株主総会シーズンを迎え、コーポレートガバナンス(企業統治)への関心が高まっている。セブン&アイ・ホールディングスやLIXIL、セコムなどでトップ交代が相次いだこともあり、コーポレートガバナンスを強化する上で重要な役割を果たすとして期待されている社外取締役についても、その存在意義については賛否両論が絶えない。コーポレートガバナンスの究極の目的は、社長が暴走しそうなときにブレーキをかけることにあるとも言われる。そのためには、どのような仕組みを導入したら良いのか。日経ビジネス6月20号では、「ストップ 暴走社長 経営者が語る『我が抑止術』」と題した特集を組んだ。

 日経ビジネスオンラインの特集連動連載の第1回では、高齢・長期政権が抱えるリスクについて考える。経営者が高齢で、かつ、長期にわたってトップに君臨し続けるほど、引き際が難しくなる。過去10年ほどにわたって、後継者問題に悩み続けてきた自動車部品メーカー、ユーシンの田邊耕二会長兼社長(82才)が、思いを打ち明ける。

 ユーシンの田邊会長が、後継者問題に悩み始めたのは今から10年ほど前のことだ。創業家出身の2代目である田邊会長は、健康への不安を背景に、投資ファンドに出資も受け入れる形で後継者社長の派遣を依頼。しかし、招聘した社長は様々な問題を起こし、田邊氏は再び社長に復帰した。その後、社長の社外公募を2回実施し、1回目の公募の際は実際に社長候補を採用するも満足できず、2回目は採用まで至らなかった。「社内には人材がいない」という考えは一貫しており、結局、自ら会長兼社長という形でトップを続けている。
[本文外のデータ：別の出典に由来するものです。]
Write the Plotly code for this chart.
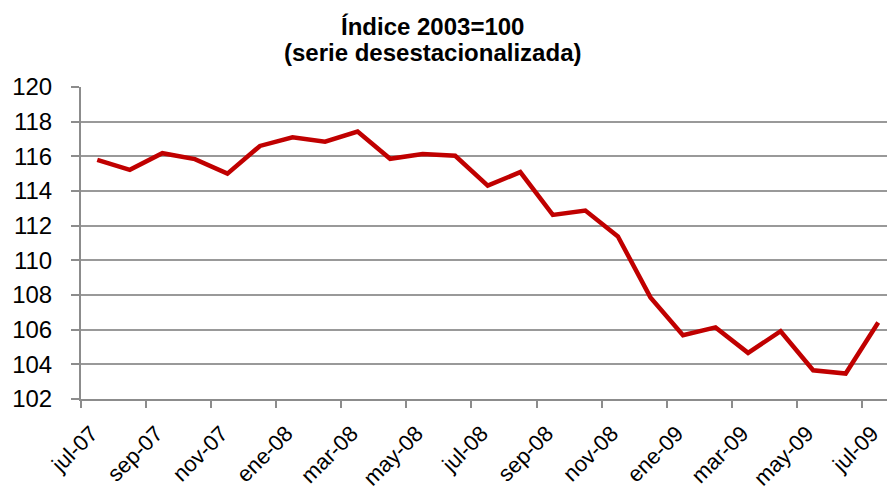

後継者問題について語るユーシンの田邊耕二会長兼社長(写真:陶山勉)
後継者問題について語るユーシンの田邊耕二会長兼社長(写真:陶山勉)

過去、田邊会長には数回、後継者問題をテーマに、日経ビジネスの「敗軍の将 兵を語る」などに登場してもらっています。現状、後継者選びはどのような状況ですか。

田邊耕二会長兼社長(以下、田邊):うちの会社はかつて国内販売が主だったのですが、(2013年に仏部品大手ヴァレオから一部の事業を買収して、)世界中の自動車メーカーへの売り込みが成功したんですよ。それで、今では売り上げの65%が海外になりました。

海外に打って出ようというのも、田邊会長ご自身のアイデアですか。

田邊会長:そうですね。

英語が話せないと後継者は務まらない

社内で、田邊会長以外にそういうアイデアを持っている人はいなかった。

田邊会長:いなかった。どうして誰もそういうアイデアを持っていなかったのか、それは分からないです。

後継者選びは、2度の社長公募でもなかなか田邊会長のお眼鏡に叶う人がいませんでしたね。

田邊会長:今、専務と常務がいるんですが、専務は英語ができませんが、常務はペラペラなんですね。その常務は今年2月に、メーンバンクである三井住友銀行から招きました。銀行として推薦したいという事でしたので。実力は今後、1年くらい見ないとよくわからないですが、現状では唯一の後継候補です。

 売り上げのほとんどが海外ですから、後継者は英語ができないと不便ですよね。その点、彼はロンドンにいたこともあり、英語が堪能。海外事業を上手くやれば、うちはどんどん大きくなれると思います。海外の競合に対して優位な製品を作り続けていれば、いくらでも伸ばせる。